3. Provide options for segmenting Uber's customer base. Provide 3 different segmentation approaches, explain their dimensions/attributes and what they would be most useful for?

The Output: Please put together a max of 10 slides and be prepared to speak to them. Make sure to explain any assumptions you make.

Insider Tips

The key question is on incrementality — this is a very sore issue for Uber after they sued their own ad agency for $40m when they discovered essentially no uplift from the activity (at odds with the reports they were getting from the agency). It's a sensitive subject so don't be the first to bring it up, but make sure you know all the technical aspects and can explain their importance.

How would you do?

Depending on how many years of experience you had as a data scientist, this could be trivial, or you might have no idea where to start. But at least now you know what to expect! There's something tangible about seeing real examples of a companies work, that cuts through the buzzword jargon you get in job descriptions.
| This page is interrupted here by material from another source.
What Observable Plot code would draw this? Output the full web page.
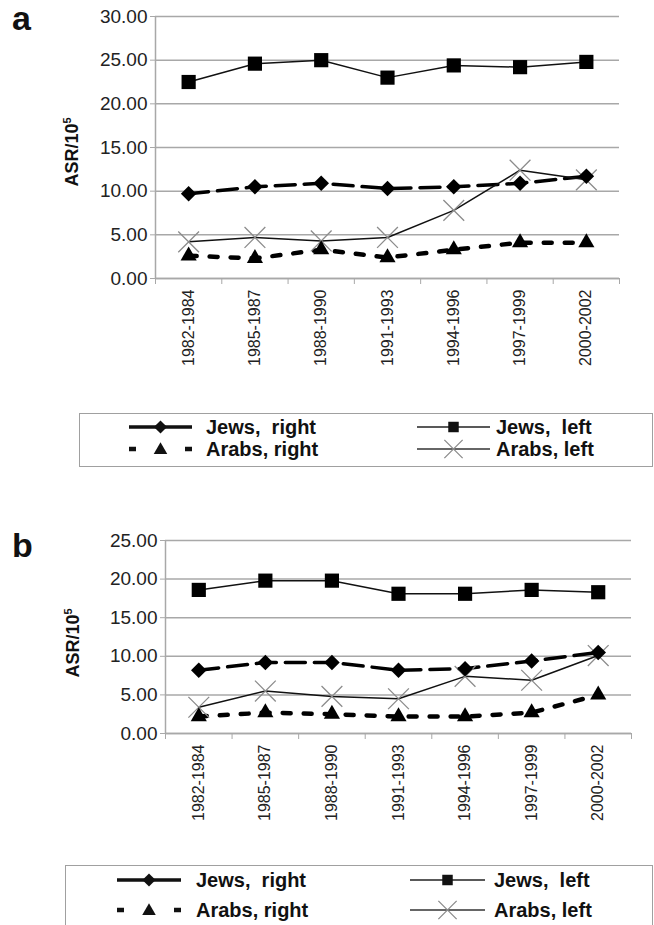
<!DOCTYPE html>
<html><head><meta charset="utf-8">
<script src="https://cdn.jsdelivr.net/npm/d3@7"></script>
<script src="https://cdn.jsdelivr.net/npm/@observablehq/plot@0.6"></script>
<style>
body{margin:0;background:#fff;font-family:"Liberation Sans",Arial,sans-serif;}
#root{position:relative;width:654px;height:925px;overflow:hidden;background:#fff;}
.abs{position:absolute;}
.letter{font-weight:bold;font-size:34px;line-height:34px;color:#111;}
.ylab{font-weight:bold;font-size:18px;color:#111;white-space:nowrap;transform:translate(-50%,-50%) rotate(-90deg);}
.ylab sup{font-size:11px;}
.legend{border:1.5px solid #a0a0a0;box-sizing:border-box;background:#fff;}
.ltext{position:absolute;font-weight:bold;font-size:20px;color:#111;white-space:pre;transform:translateY(-50%);line-height:22px;}
</style></head><body><div id="root"></div>
<script>
const periods = ["1982-1984","1985-1987","1988-1990","1991-1993","1994-1996","1997-1999","2000-2002"];
const seriesNames = ["Jews, right","Jews, left","Arabs, right","Arabs, left"];
const yTicksA = [0,5,10,15,20,25,30];
const yTicksB = [0,5,10,15,20,25];

// panel a
const aJewsRight  = [9.7,10.5,10.9,10.3,10.5,10.9,11.7];
const aJewsLeft   = [22.5,24.6,25.0,23.0,24.4,24.2,24.8];
const aArabsRight = [2.6,2.3,3.3,2.4,3.3,4.1,4.1];
const aArabsLeft  = [4.2,4.7,4.3,4.7,7.8,12.4,11.3];
// panel b
const bJewsRight  = [8.2,9.2,9.2,8.2,8.4,9.4,10.5];
const bJewsLeft   = [18.6,19.8,19.8,18.1,18.1,18.6,18.3];
const bArabsRight = [2.2,2.7,2.5,2.2,2.2,2.7,5.0];
const bArabsLeft  = [3.4,5.5,4.8,4.5,7.4,6.9,10.1];

const root = document.getElementById("root");
const GRID = "#a8a8a8";

function chart(o){
  const pts = v => v.map((y,i)=>({x:i+0.5, y, period: periods[i]}));
  return Plot.plot({
    width: 654, height: o.height,
    marginLeft: o.ml, marginRight: o.mr, marginTop: o.mt, marginBottom: o.mb,
    style: {fontFamily: "'Liberation Sans', Arial, sans-serif", background: "white", overflow: "visible"},
    x: {domain: [0, periods.length]},
    y: {domain: [0, o.yMax]},
    marks: [
      Plot.gridY(o.yTicks, {stroke: GRID, strokeOpacity: 1, strokeWidth: 1.5}),
      Plot.ruleX([0], {stroke: GRID, strokeWidth: 1.5}),
      Plot.ruleY([0], {stroke: GRID, strokeWidth: 1.5}),
      Plot.axisY({ticks: o.yTicks, tickFormat: d3.format(".2f"), tickSize: 5, tickPadding: 3,
                  stroke: GRID, fill: "#222", fontSize: 19, label: null}),
      Plot.axisX({ticks: d3.range(periods.length + 1), tickFormat: () => "", tickSize: 6,
                  stroke: GRID, label: null}),
      Plot.axisX({ticks: periods.map((p,i)=>i+0.5), tickFormat: v => periods[Math.round(v-0.5)],
                  tickSize: 0, tickPadding: 11, tickRotate: -90, fill: "#222", fontSize: 16, label: null}),
      Plot.line(pts(o.ar), {x: "x", y: "y", stroke: "black", strokeWidth: 4.5, strokeDasharray: "8,13"}),
      Plot.line(pts(o.jr), {x: "x", y: "y", stroke: "black", strokeWidth: 3.5, strokeDasharray: "20,9"}),
      Plot.line(pts(o.al), {x: "x", y: "y", stroke: "#111", strokeWidth: 1.5}),
      Plot.line(pts(o.jl), {x: "x", y: "y", stroke: "#111", strokeWidth: 1.5}),
      Plot.dot(pts(o.al), {x: "x", y: "y", symbol: "times", r: 9.5, stroke: "#8c8c8c", strokeWidth: 1.3}),
      Plot.dot(pts(o.ar), {x: "x", y: "y", symbol: "triangle", r: 6, fill: "black", stroke: "none"}),
      Plot.dot(pts(o.jr), {x: "x", y: "y", symbol: "diamond2", r: 7, fill: "black", stroke: "none"}),
      Plot.dot(pts(o.jl), {x: "x", y: "y", symbol: "square", r: 8, fill: "black", stroke: "none"})
    ]
  });
}

function place(el, left, top){
  el.style.position = "absolute"; el.style.left = left + "px"; el.style.top = top + "px";
  root.appendChild(el); return el;
}
function div(cls, html, left, top){
  const d = document.createElement("div"); d.className = cls; d.innerHTML = html;
  return place(d, left, top);
}

// legend swatches
function swatch(kind, w){
  const h = 24, cy = h/2, cx = w/2;
  const ns = "http://www.w3.org/2000/svg";
  const svg = document.createElementNS(ns, "svg");
  svg.setAttribute("width", w); svg.setAttribute("height", h);
  let line = "", marker = "";
  if (kind === 0){ // Jews, right
    line = `<line x1="0" x2="${w}" y1="${cy}" y2="${cy}" stroke="#111" stroke-width="3.5" stroke-dasharray="${(w/2-4).toFixed(1)},8,${w}"/>`;
    marker = `<path transform="translate(${cx},${cy})" d="${d3.symbol(d3.symbolDiamond2, 110)()}" fill="#111"/>`;
  } else if (kind === 1){ // Jews, left
    line = `<line x1="0" x2="${w}" y1="${cy}" y2="${cy}" stroke="#222" stroke-width="1.5"/>`;
    marker = `<path transform="translate(${cx},${cy})" d="${d3.symbol(d3.symbolSquare, 110)()}" fill="#111"/>`;
  } else if (kind === 2){ // Arabs, right
    line = `<line x1="0" x2="${w}" y1="${cy}" y2="${cy}" stroke="#111" stroke-width="4.5" stroke-dasharray="7,${w-14},7"/>`;
    marker = `<path transform="translate(${cx},${cy+1})" d="${d3.symbol(d3.symbolTriangle, 80)()}" fill="#111"/>`;
  } else { // Arabs, left
    line = `<line x1="0" x2="${w}" y1="${cy}" y2="${cy}" stroke="#333" stroke-width="1.5"/>`;
    marker = `<path transform="translate(${cx},${cy})" d="${d3.symbol(d3.symbolTimes, 220)()}" fill="none" stroke="#8c8c8c" stroke-width="1.3"/>`;
  }
  svg.innerHTML = line + marker;
  return svg;
}

function legend(L){
  const box = document.createElement("div"); box.className = "legend";
  box.style.width = L.w + "px"; box.style.height = L.h + "px";
  place(box, L.x, L.y);
  const layout = [
    {k:0, sx:L.ls, sw:L.lw, tx:L.lt, cy:L.r1},
    {k:1, sx:L.rs, sw:L.rw, tx:L.rt, cy:L.r1},
    {k:2, sx:L.ls, sw:L.lw, tx:L.lt, cy:L.r2},
    {k:3, sx:L.rs, sw:L.rw, tx:L.rt, cy:L.r2}
  ];
  for (const it of layout){
    place(swatch(it.k, it.sw), it.sx, it.cy - 12);
    div("ltext", seriesNames[it.k].replace(", ", it.k < 2 ? ",  " : ", "), it.tx, it.cy);
  }
}

// Panel a
const ca = chart({height: 400, ml: 155, mr: 35, mt: 16, mb: 122, yMax: 30, yTicks: yTicksA,
  jr: aJewsRight, jl: aJewsLeft, ar: aArabsRight, al: aArabsLeft});
place(ca, 0, 0);
div("letter", "a", 12, 1);
div("ylab abs", "ASR/10<sup>5</sup>", 72, 152);
legend({x: 79, y: 413, w: 574, h: 54, r1: 427, r2: 449, ls: 129, lw: 63, lt: 206, rs: 417, rw: 73, rt: 496});

// Panel b
const cb = chart({height: 330, ml: 165, mr: 23, mt: 40, mb: 97, yMax: 25, yTicks: yTicksB,
  jr: bJewsRight, jl: bJewsLeft, ar: bArabsRight, al: bArabsLeft});
place(cb, 0, 500);
div("letter", "b", 12, 528);
div("ylab abs", "ASR/10<sup>5</sup>", 73, 643);
legend({x: 65, y: 865, w: 588, h: 62, r1: 880, r2: 910, ls: 117, lw: 64, lt: 196, rs: 410, rw: 75, rt: 494});
</script></body></html>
If you read this and felt confident, it's worth applying! If you were out of your depth, now you have an example of exactly what you need to learn.

This role was closer to what a data analyst does, rather than a data scientist — it could be done without Python (you can do regression analysis in Excel!) or SQL, it doesn't need to be done in real-time and you don't need to be a software engineer, know any computer science or use machine learning to do this task. 

The difficulty for even senior data scientists or data science managers in completing these assessments will be in getting the culture right. There will be specific topics that are extremely meaningful to the hiring manager or even recruiter, who in this case has probably been told "find me someone who understands attribution and incrementality" after the lawsuit debacle. It's looking out for these verbal or non-verbal queues in the interview process, and doing your own research that can give you the edge here.